On Sept. 23, the Oklahoma farmer and priest Stanley Francis Rother will become the first U.S.-born priest to be declared blessed. The beatification will take place in Oklahoma, a state where Catholics comprise only 6 percent of the population.
No matter how impressive, however, statistics are not what make this missionary disciple from the town of Okarche most remarkable.
In Santiago Atitlán, Guatemala, the village Father Rother served for the final 13 years of his life, the people remember and honor a faithful priest, a farmer who plowed the fields alongside them, a shepherd who proclaimed the Gospel with his life, a courageous man who chose to remain with them even when violence threatened—and eventually took—his life.

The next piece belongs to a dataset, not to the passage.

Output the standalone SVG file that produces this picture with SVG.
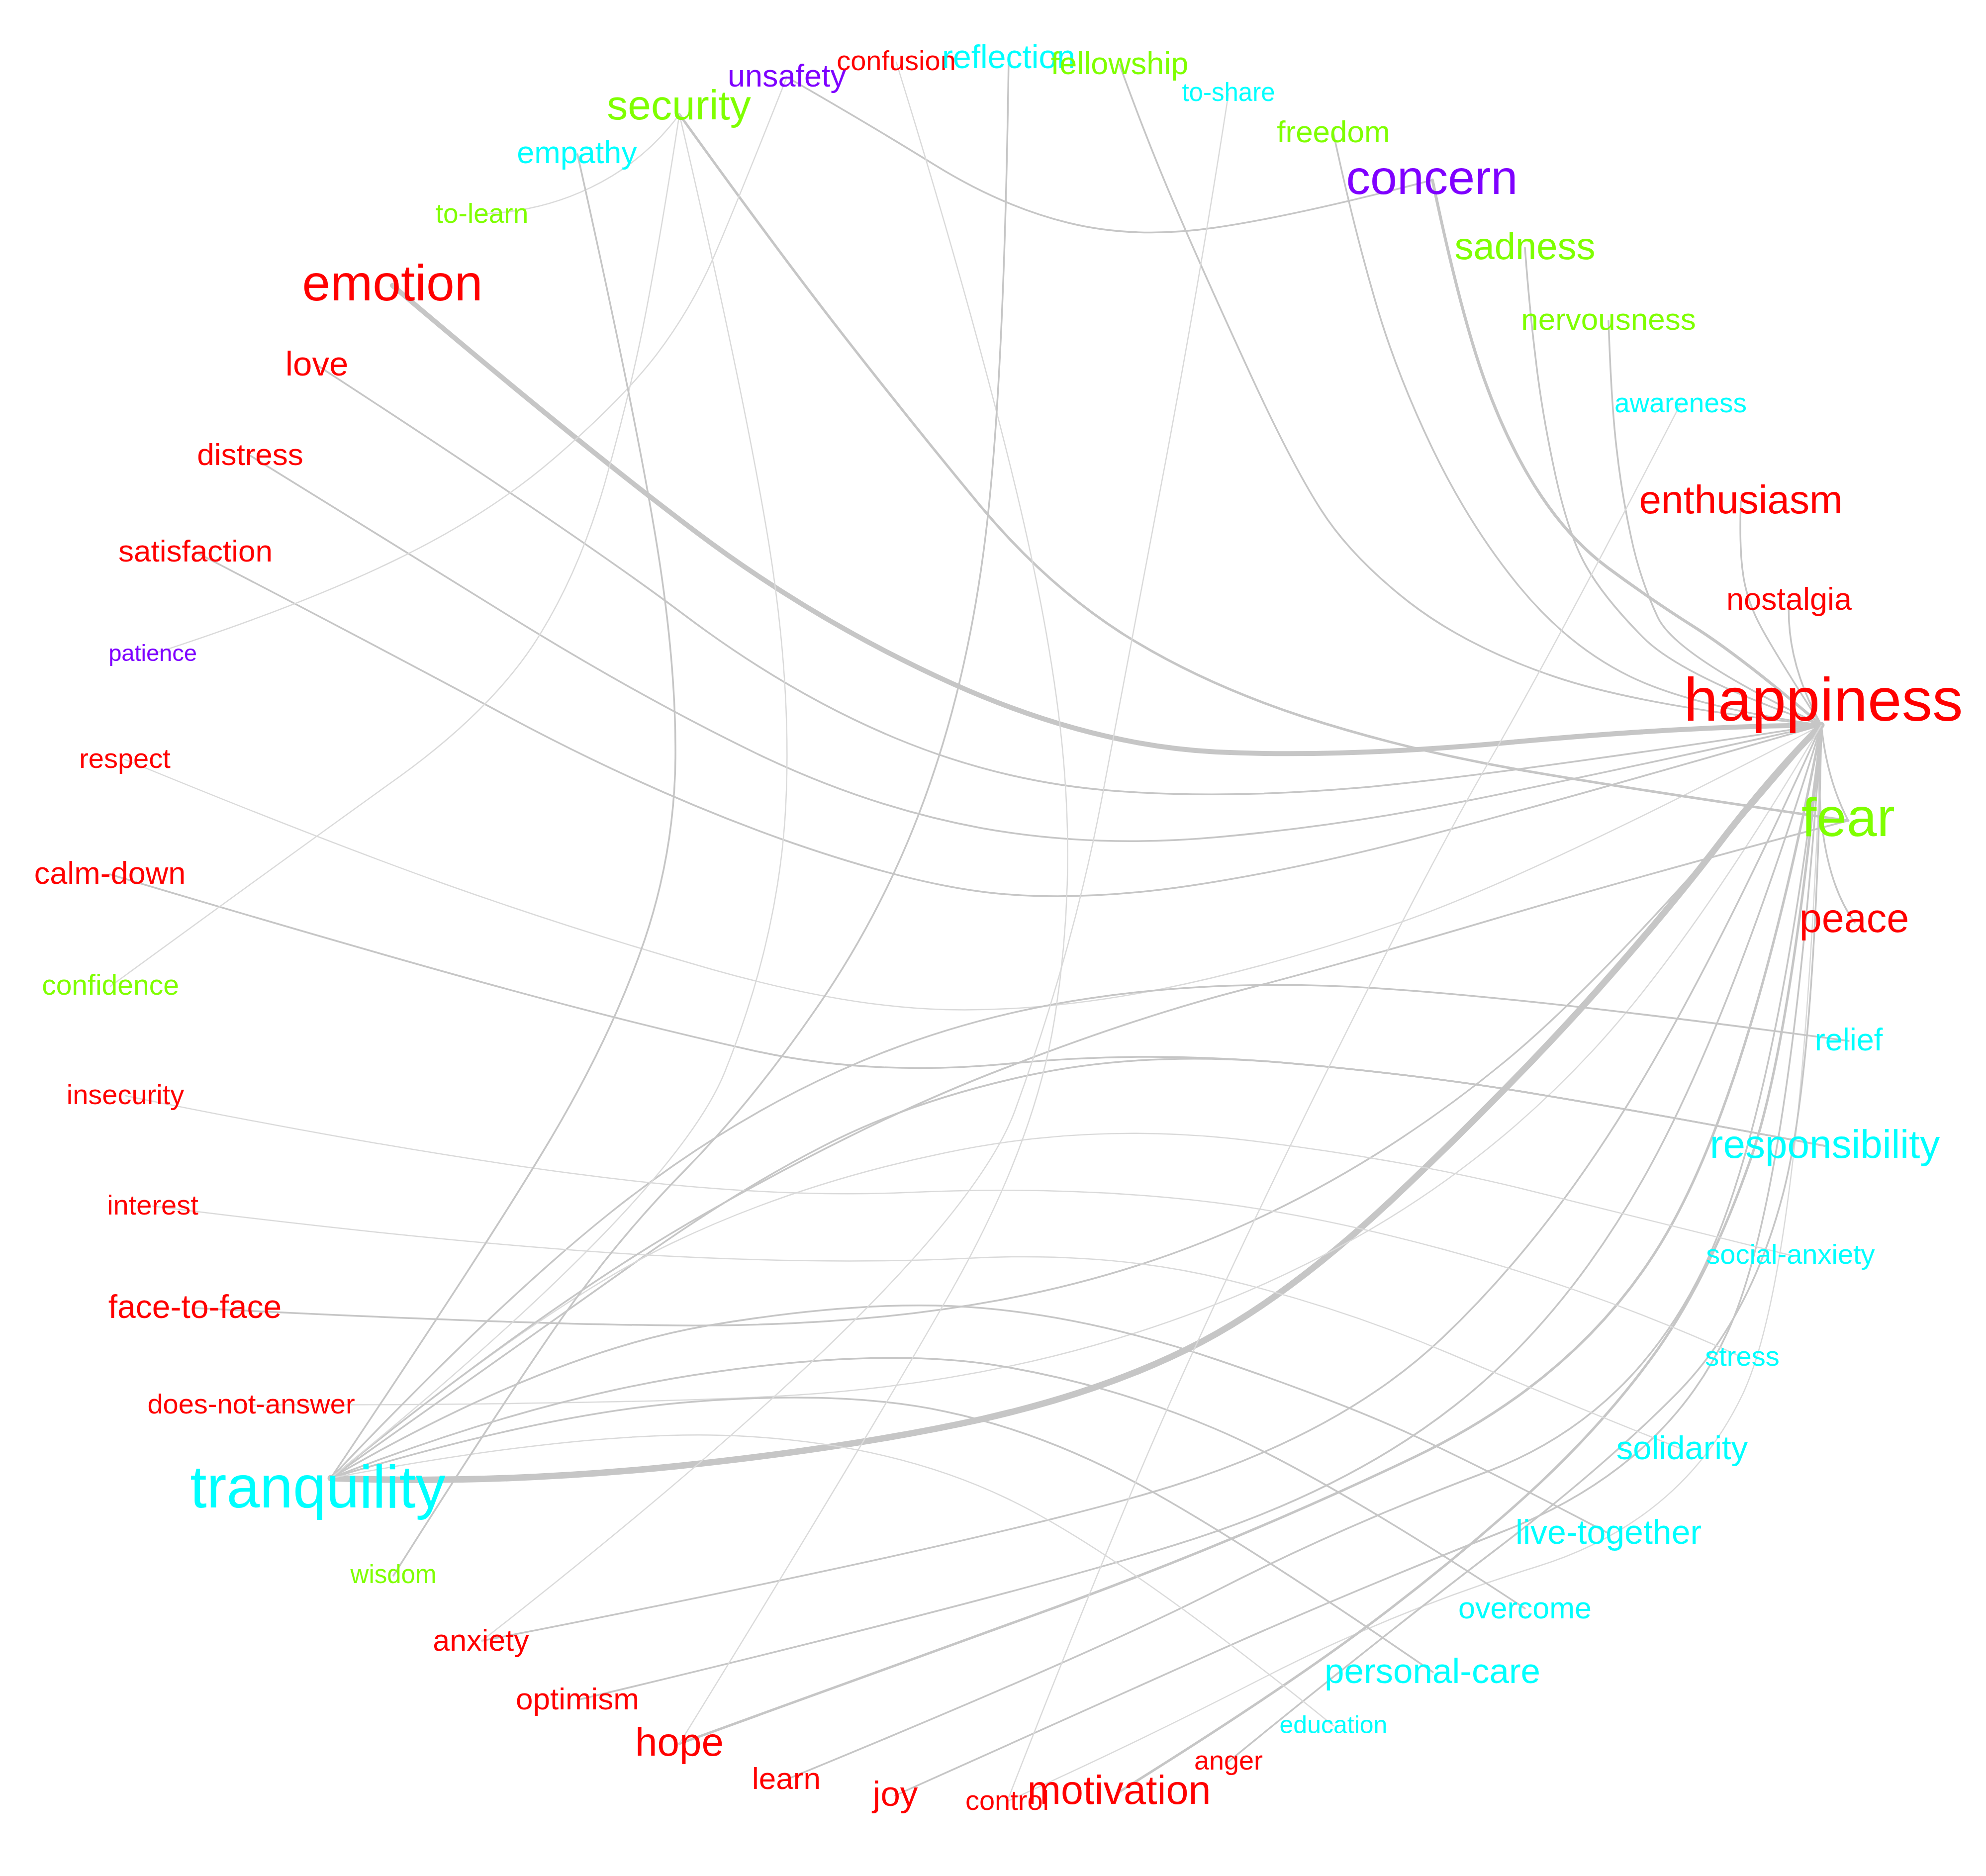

He was a pastor whose love was expressed, above all, by serving, by doing whatever Christ asked of him.
Through his faithfulness and gift of presence, Padre Apla—the name his Tz’utujil Mayan parishioners gave him in their native tongue—embodied the essence of a true disciple. He was a pastor whose love was expressed, above all, by serving, by doing whatever Christ asked of him—even when it seemed impossible, like completing his seminary studies after failing the first year of theology.
In a manner both humorous and courageous, the seminarian who struggled with learning Latin became the missionary priest who not only learned Spanish but also became completely fluent in the rare and challenging Tz’utujil language.
Then and always, Father Rother put himself completely into the Lord’s hands, with confident trust in divine providence. He lived a life of heroic virtue with a keen awareness of God’s presence in the small and quotidian moments of parish life, as well as in the unfamiliar and often unexpected events of missionary life.
In 1975, at the young age of 40, he became the sole priest and pastor at the Oklahoma mission La Iglesia Parroquial de Santiago Apóstol (St. James the Apostle), which served 25,000 Tz’utujil parishioners.
From celebrating Mass and the sacraments to building a clinic and fixing machinery, Father Rother imitated Christ’s model of servant leadership. And when Guatemala’s violent conflicto armado interno, or armed internal conflict, made its way to the remote village on the shores of Lake Atitlán, his priestly duties expanded to include heartbreaking tasks like walking the roads searching for the bodies of the desaparecidos, parishioners who had gone missing.
“And what do we do about all this?” wrote Father Rother to a friend. “What can we do but do our work, keep our heads down, preach the Gospel of love and nonviolence.” To use Pope Francis’ image, Father Rother was a shepherd who smelled like his sheep.
Paraphrasing the words St. Paul used in Acts 13:22 to recall God’s reason for favoring King David, it is clear that Christ found in Rother “a man after his own heart,” one “who did all that was asked of him”—to the point of martyrdom.
As he wrote at the end of his final Christmas letter from the mission to his church back in Oklahoma in 1980, “The shepherd cannot run at the first sign of danger. Pray for us that we may be a sign of the love of Christ for our people, that our presence among them will fortify them to endure these sufferings in preparation for the coming of the Kingdom.”
On July 28, 1981, Father Stanley Rother, the servant of love, was murdered in the parish rectory, martyred for the Gospel and for his sheep.
Our missionary journey to the peripheries of our lives will inevitably be different from that of Blessed Stanley Rother. But ultimately, the question we must answer is the same: What is God asking of me today, in this moment, in this place?
If anyone can model this call to holiness in the midst of our very ordinary lives, it is the farmer from Okarche. He would tell us that it all begins with our willingness to say yes to whatever—and whomever—God has placed in front of us.